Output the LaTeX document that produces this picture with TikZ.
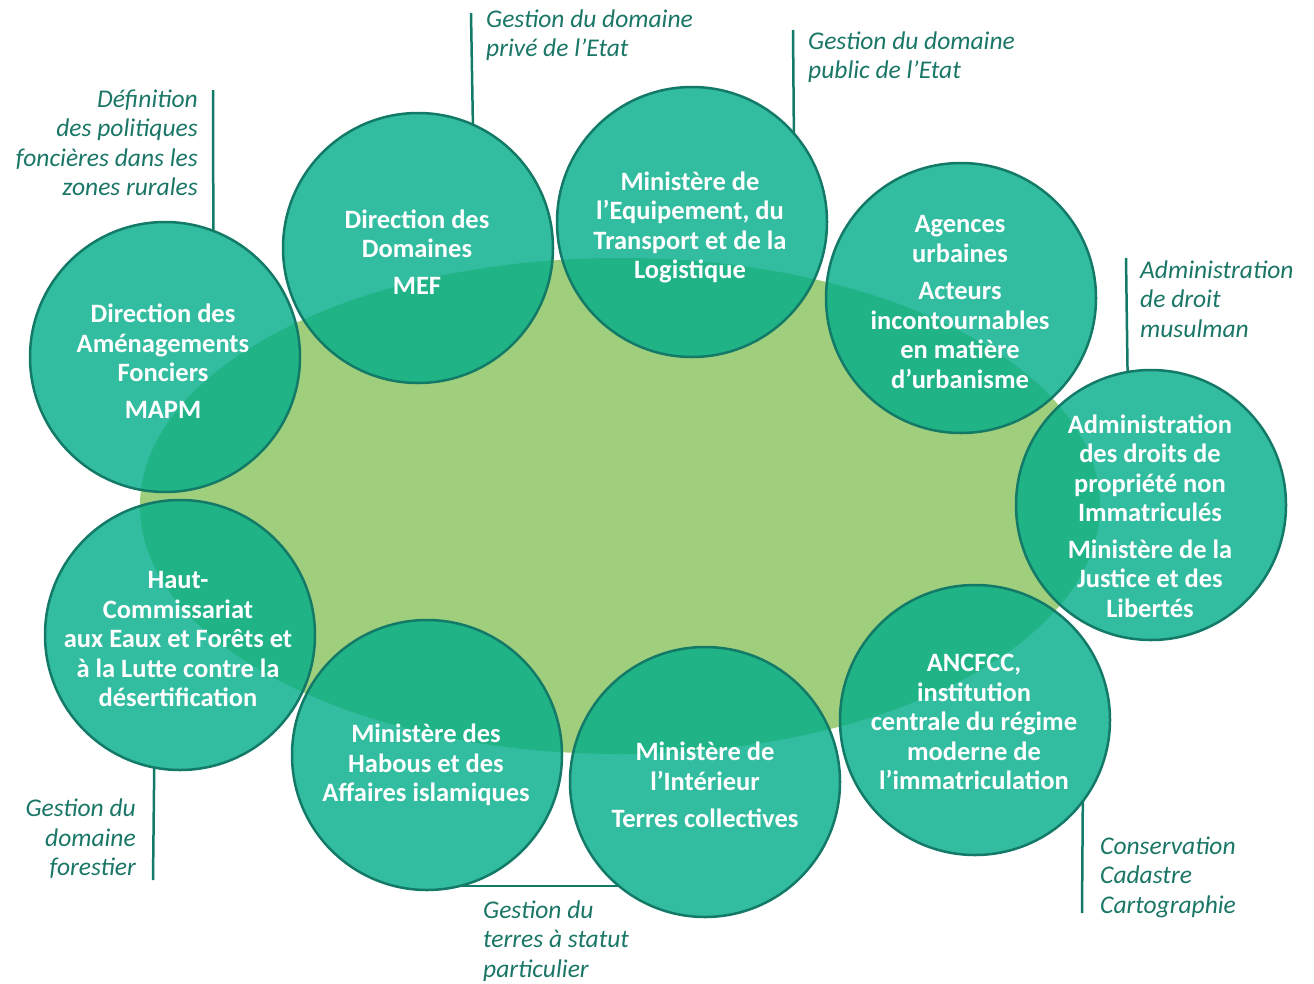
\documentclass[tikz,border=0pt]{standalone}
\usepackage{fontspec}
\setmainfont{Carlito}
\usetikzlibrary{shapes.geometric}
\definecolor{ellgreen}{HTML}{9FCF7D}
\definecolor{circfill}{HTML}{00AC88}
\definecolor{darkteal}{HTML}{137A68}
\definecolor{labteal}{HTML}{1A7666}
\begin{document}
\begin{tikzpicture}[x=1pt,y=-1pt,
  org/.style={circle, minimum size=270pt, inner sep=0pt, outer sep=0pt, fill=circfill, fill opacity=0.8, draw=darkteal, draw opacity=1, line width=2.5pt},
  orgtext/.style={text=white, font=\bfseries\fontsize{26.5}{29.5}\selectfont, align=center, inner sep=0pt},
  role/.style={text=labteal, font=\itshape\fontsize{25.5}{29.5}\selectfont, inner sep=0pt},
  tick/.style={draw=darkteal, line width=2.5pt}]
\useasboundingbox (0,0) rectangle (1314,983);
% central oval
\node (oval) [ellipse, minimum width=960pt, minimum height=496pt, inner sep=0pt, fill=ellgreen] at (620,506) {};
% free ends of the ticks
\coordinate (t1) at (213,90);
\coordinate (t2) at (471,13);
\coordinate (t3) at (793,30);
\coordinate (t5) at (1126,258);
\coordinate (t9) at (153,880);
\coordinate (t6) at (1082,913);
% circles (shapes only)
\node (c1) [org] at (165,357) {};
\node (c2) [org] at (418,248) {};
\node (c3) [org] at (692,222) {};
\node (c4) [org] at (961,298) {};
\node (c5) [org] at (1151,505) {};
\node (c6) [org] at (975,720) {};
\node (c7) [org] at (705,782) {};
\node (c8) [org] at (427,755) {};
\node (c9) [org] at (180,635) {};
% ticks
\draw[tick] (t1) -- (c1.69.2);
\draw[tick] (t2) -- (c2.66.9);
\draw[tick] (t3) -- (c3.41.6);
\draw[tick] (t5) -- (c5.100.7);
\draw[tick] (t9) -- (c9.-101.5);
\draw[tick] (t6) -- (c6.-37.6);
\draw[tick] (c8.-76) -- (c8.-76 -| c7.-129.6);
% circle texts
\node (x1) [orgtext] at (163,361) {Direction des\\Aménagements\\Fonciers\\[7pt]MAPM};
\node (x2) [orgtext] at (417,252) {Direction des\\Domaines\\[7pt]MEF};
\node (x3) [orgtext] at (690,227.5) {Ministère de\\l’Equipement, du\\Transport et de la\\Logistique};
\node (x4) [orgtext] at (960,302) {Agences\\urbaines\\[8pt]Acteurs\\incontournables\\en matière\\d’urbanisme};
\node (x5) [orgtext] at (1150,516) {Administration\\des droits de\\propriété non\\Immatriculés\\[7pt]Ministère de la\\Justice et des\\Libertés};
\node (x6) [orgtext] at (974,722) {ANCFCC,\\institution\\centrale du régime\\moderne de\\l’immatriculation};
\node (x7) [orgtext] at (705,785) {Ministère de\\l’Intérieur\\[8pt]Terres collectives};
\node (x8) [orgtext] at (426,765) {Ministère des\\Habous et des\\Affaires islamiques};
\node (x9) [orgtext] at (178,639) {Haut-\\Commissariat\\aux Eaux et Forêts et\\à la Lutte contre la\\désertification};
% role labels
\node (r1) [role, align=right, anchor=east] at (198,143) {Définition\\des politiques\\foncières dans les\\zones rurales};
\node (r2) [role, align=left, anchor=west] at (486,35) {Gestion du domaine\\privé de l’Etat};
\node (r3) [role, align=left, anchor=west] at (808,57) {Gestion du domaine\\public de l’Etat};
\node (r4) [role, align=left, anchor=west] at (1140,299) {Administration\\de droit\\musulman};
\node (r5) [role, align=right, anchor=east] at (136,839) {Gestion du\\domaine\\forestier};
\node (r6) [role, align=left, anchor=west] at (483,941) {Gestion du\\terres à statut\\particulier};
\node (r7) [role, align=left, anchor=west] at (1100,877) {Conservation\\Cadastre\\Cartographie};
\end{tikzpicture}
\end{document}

(Work instructions) Repeat the material exactly as it reads, without any of its pictures.

(Output of the exercise)
Output the LaTeX document that produces this picture with TikZ.
\documentclass[tikz,border=0pt]{standalone}
\usepackage{fontspec}
\setmainfont{Carlito}
\usetikzlibrary{shapes.geometric}
\definecolor{ellgreen}{HTML}{9FCF7D}
\definecolor{circfill}{HTML}{00AC88}
\definecolor{darkteal}{HTML}{137A68}
\definecolor{labteal}{HTML}{1A7666}
\begin{document}
\begin{tikzpicture}[x=1pt,y=-1pt,
  org/.style={circle, minimum size=270pt, inner sep=0pt, outer sep=0pt, fill=circfill, fill opacity=0.8, draw=darkteal, draw opacity=1, line width=2.5pt},
  orgtext/.style={text=white, font=\bfseries\fontsize{26.5}{29.5}\selectfont, align=center, inner sep=0pt},
  role/.style={text=labteal, font=\itshape\fontsize{25.5}{29.5}\selectfont, inner sep=0pt},
  tick/.style={draw=darkteal, line width=2.5pt}]
\useasboundingbox (0,0) rectangle (1314,983);
% central oval
\node (oval) [ellipse, minimum width=960pt, minimum height=496pt, inner sep=0pt, fill=ellgreen] at (620,506) {};
% free ends of the ticks
\coordinate (t1) at (213,90);
\coordinate (t2) at (471,13);
\coordinate (t3) at (793,30);
\coordinate (t5) at (1126,258);
\coordinate (t9) at (153,880);
\coordinate (t6) at (1082,913);
% circles (shapes only)
\node (c1) [org] at (165,357) {};
\node (c2) [org] at (418,248) {};
\node (c3) [org] at (692,222) {};
\node (c4) [org] at (961,298) {};
\node (c5) [org] at (1151,505) {};
\node (c6) [org] at (975,720) {};
\node (c7) [org] at (705,782) {};
\node (c8) [org] at (427,755) {};
\node (c9) [org] at (180,635) {};
% ticks
\draw[tick] (t1) -- (c1.69.2);
\draw[tick] (t2) -- (c2.66.9);
\draw[tick] (t3) -- (c3.41.6);
\draw[tick] (t5) -- (c5.100.7);
\draw[tick] (t9) -- (c9.-101.5);
\draw[tick] (t6) -- (c6.-37.6);
\draw[tick] (c8.-76) -- (c8.-76 -| c7.-129.6);
% circle texts
\node (x1) [orgtext] at (163,361) {Direction des\\Aménagements\\Fonciers\\[7pt]MAPM};
\node (x2) [orgtext] at (417,252) {Direction des\\Domaines\\[7pt]MEF};
\node (x3) [orgtext] at (690,227.5) {Ministère de\\l’Equipement, du\\Transport et de la\\Logistique};
\node (x4) [orgtext] at (960,302) {Agences\\urbaines\\[8pt]Acteurs\\incontournables\\en matière\\d’urbanisme};
\node (x5) [orgtext] at (1150,516) {Administration\\des droits de\\propriété non\\Immatriculés\\[7pt]Ministère de la\\Justice et des\\Libertés};
\node (x6) [orgtext] at (974,722) {ANCFCC,\\institution\\centrale du régime\\moderne de\\l’immatriculation};
\node (x7) [orgtext] at (705,785) {Ministère de\\l’Intérieur\\[8pt]Terres collectives};
\node (x8) [orgtext] at (426,765) {Ministère des\\Habous et des\\Affaires islamiques};
\node (x9) [orgtext] at (178,639) {Haut-\\Commissariat\\aux Eaux et Forêts et\\à la Lutte contre la\\désertification};
% role labels
\node (r1) [role, align=right, anchor=east] at (198,143) {Définition\\des politiques\\foncières dans les\\zones rurales};
\node (r2) [role, align=left, anchor=west] at (486,35) {Gestion du domaine\\privé de l’Etat};
\node (r3) [role, align=left, anchor=west] at (808,57) {Gestion du domaine\\public de l’Etat};
\node (r4) [role, align=left, anchor=west] at (1140,299) {Administration\\de droit\\musulman};
\node (r5) [role, align=right, anchor=east] at (136,839) {Gestion du\\domaine\\forestier};
\node (r6) [role, align=left, anchor=west] at (483,941) {Gestion du\\terres à statut\\particulier};
\node (r7) [role, align=left, anchor=west] at (1100,877) {Conservation\\Cadastre\\Cartographie};
\end{tikzpicture}
\end{document}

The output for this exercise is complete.